As the result, race_stress.cc with 100 threads and 10000 iterations become 30x faster:

before:
real 0m21.673s
user 0m5.932s
sys 0m34.885s

after:
real 0m0.720s
user 0m23.646s
sys 0m1.254s

Diff Detail

Event Timeline

dvyukov updated this revision to Diff 33802.Sep 2 2015, 6:37 AM
dvyukov updated this revision to Diff 33803.
dvyukov retitled this revision from to tsan: speed up race deduplication.
dvyukov updated this object.
dvyukov added a reviewer: kcc.
dvyukov added subscribers: eugenis, samsonov, glider, llvm-commits.
kcc added inline comments.Sep 2 2015, 10:33 AM
lib/lsan/lsan_common.cc
601–602

May I ask you to introduce atomic_{load,store}_relaxed to make the code less verbose?

test/tsan/race_stress.cc
2

Do we still need %deflake?

samsonov added inline comments.Sep 2 2015, 11:10 AM
lib/sanitizer_common/sanitizer_suppressions.h
25

Why is it not atomic_u32?

dvyukov updated this revision to Diff 33848.Sep 2 2015, 12:44 PM

address comments

ptal

lib/lsan/lsan_common.cc
601–602

done

lib/sanitizer_common/sanitizer_suppressions.h
25

done

test/tsan/race_stress.cc
2

done

kcc accepted this revision.Sep 2 2015, 12:46 PM
kcc edited edge metadata.

LGTM

This revision is now accepted and ready to land.Sep 2 2015, 12:46 PM
samsonov added inline comments.Sep 2 2015, 1:43 PM
lib/tsan/rtl/tsan_interface_ann.cc
66–67

I don't see why you're not using atomic_uint32_t here, but leaving this to you.

163–164

Any reason for not hoisting all the loads from race->*counter here?

lib/tsan/rtl/tsan_rtl_report.cc
384–385

Why do you need this change?
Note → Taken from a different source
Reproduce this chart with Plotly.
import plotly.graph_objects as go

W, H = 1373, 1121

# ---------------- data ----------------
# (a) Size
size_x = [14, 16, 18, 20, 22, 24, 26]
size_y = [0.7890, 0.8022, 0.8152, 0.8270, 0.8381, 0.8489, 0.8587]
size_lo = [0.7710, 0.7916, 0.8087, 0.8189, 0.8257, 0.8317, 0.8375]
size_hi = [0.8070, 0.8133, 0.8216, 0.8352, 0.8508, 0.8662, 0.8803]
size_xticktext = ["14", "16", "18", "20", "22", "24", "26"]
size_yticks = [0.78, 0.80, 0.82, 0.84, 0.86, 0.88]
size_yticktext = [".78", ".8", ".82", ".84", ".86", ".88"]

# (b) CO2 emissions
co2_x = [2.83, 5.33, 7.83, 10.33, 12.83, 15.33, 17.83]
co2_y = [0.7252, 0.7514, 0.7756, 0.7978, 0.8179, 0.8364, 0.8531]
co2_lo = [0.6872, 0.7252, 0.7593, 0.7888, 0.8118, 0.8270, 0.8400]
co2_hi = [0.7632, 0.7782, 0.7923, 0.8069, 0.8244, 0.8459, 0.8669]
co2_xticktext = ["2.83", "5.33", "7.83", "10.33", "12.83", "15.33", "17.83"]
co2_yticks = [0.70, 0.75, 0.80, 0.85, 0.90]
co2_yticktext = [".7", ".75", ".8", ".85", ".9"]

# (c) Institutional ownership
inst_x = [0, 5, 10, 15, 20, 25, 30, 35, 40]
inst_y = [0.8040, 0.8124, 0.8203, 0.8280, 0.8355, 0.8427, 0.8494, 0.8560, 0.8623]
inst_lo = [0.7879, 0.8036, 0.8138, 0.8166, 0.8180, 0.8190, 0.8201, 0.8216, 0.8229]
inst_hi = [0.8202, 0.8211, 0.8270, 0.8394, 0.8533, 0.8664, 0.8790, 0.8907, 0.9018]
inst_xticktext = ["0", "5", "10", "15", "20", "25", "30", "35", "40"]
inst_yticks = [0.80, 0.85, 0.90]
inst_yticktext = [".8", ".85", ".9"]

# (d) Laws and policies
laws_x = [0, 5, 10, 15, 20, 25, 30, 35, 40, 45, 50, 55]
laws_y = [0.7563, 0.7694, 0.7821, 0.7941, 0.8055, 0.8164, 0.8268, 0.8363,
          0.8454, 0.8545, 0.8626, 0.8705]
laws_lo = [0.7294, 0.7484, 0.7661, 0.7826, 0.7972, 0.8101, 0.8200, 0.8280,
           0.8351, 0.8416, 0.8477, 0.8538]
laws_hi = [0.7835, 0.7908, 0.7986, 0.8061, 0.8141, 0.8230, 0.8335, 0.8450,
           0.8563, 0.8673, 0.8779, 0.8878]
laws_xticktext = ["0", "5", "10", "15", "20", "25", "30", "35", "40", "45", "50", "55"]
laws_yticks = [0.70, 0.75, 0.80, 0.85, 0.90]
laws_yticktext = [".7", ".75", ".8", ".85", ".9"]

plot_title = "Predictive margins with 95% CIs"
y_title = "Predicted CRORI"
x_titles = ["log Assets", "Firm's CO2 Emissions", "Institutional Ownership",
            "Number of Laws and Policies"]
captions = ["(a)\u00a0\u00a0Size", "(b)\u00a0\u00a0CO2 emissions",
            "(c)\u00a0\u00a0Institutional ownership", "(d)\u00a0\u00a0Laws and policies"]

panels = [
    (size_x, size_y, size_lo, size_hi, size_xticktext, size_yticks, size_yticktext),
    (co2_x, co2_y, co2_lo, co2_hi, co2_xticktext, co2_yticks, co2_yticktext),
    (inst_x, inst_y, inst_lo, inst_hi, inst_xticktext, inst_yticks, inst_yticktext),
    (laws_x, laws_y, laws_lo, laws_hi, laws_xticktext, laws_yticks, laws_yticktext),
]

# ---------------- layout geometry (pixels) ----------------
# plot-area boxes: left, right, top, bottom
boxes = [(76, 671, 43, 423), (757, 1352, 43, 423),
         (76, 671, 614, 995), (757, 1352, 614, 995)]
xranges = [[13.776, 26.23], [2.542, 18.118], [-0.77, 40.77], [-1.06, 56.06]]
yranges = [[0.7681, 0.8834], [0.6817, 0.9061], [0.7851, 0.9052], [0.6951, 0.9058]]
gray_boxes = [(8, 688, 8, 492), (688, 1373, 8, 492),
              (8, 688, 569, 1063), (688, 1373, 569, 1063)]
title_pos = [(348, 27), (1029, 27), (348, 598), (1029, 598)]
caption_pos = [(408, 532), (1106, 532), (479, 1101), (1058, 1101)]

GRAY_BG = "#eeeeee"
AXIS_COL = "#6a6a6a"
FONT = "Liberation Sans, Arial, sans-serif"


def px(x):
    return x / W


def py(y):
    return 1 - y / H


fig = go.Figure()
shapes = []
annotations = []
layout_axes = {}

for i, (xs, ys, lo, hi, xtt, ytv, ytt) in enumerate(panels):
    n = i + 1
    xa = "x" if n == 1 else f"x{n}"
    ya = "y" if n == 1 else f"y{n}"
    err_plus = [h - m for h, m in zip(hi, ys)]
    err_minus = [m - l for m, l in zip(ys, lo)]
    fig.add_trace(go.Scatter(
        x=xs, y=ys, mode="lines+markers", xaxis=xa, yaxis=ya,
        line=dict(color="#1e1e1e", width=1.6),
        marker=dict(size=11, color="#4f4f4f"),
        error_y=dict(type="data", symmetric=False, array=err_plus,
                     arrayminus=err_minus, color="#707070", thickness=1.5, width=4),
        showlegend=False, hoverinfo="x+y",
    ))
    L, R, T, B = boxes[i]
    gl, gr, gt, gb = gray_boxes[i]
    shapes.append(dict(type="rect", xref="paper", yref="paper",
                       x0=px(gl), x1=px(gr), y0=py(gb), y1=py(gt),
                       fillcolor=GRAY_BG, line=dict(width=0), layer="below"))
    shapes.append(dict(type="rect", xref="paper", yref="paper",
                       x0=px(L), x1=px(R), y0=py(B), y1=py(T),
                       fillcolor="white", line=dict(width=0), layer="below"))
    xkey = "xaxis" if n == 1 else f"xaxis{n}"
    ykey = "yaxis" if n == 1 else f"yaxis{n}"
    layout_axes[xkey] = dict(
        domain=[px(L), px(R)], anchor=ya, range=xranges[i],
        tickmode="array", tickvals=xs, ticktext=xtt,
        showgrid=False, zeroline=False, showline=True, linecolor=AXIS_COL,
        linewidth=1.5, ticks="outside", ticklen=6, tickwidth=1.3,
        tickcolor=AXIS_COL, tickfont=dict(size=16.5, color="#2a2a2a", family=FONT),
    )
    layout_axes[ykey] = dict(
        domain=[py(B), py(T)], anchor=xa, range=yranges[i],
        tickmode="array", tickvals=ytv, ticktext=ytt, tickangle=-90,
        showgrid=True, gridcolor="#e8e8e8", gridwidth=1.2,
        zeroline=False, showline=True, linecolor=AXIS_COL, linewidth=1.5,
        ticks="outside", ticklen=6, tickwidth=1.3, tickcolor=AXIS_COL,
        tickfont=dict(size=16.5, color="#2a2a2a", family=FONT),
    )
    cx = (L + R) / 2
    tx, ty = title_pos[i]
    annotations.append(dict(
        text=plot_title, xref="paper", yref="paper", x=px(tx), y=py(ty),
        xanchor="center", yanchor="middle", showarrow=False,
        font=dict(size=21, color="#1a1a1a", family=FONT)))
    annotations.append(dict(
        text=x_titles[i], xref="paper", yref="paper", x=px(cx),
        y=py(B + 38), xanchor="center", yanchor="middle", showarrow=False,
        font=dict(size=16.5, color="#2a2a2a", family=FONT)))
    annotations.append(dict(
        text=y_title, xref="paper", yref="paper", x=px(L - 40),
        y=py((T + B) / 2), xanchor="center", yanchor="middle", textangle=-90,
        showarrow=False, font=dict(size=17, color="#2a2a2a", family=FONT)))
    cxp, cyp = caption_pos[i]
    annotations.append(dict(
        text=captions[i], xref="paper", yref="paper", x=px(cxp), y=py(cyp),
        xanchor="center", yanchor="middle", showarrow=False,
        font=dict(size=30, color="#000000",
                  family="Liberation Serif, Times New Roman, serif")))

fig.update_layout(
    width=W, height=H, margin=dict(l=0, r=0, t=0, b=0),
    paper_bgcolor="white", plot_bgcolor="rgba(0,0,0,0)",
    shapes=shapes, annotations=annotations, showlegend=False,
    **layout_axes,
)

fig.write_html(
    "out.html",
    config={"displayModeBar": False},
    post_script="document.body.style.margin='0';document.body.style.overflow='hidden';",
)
If you want to improve performance and get rid of mmaps, consider changing __tsan::VarSizeStackTrace to somehow take ownership of the buffer passed into it. Or just make it use Vector internally.

dvyukov updated this revision to Diff 33927.Sep 3 2015, 4:19 AM
dvyukov edited edge metadata.
dvyukov added inline comments.
lib/tsan/rtl/tsan_interface_ann.cc
66–67

Because there is no reason to use atomic_uint32_t.

163–164

done

lib/tsan/rtl/tsan_rtl_report.cc
384–385

__tsan::VarSizeStackTrace is OK. It uses internal_alloc which is cheap for small blocks.
The issue is exactly with this call, it allocates a huge chunk of memory for worst case. Internal_alloc just calls mmap for huge blocks. To fix this, we need to not allocate a huge block. That's why I use growable Vector.

committed as rev 246758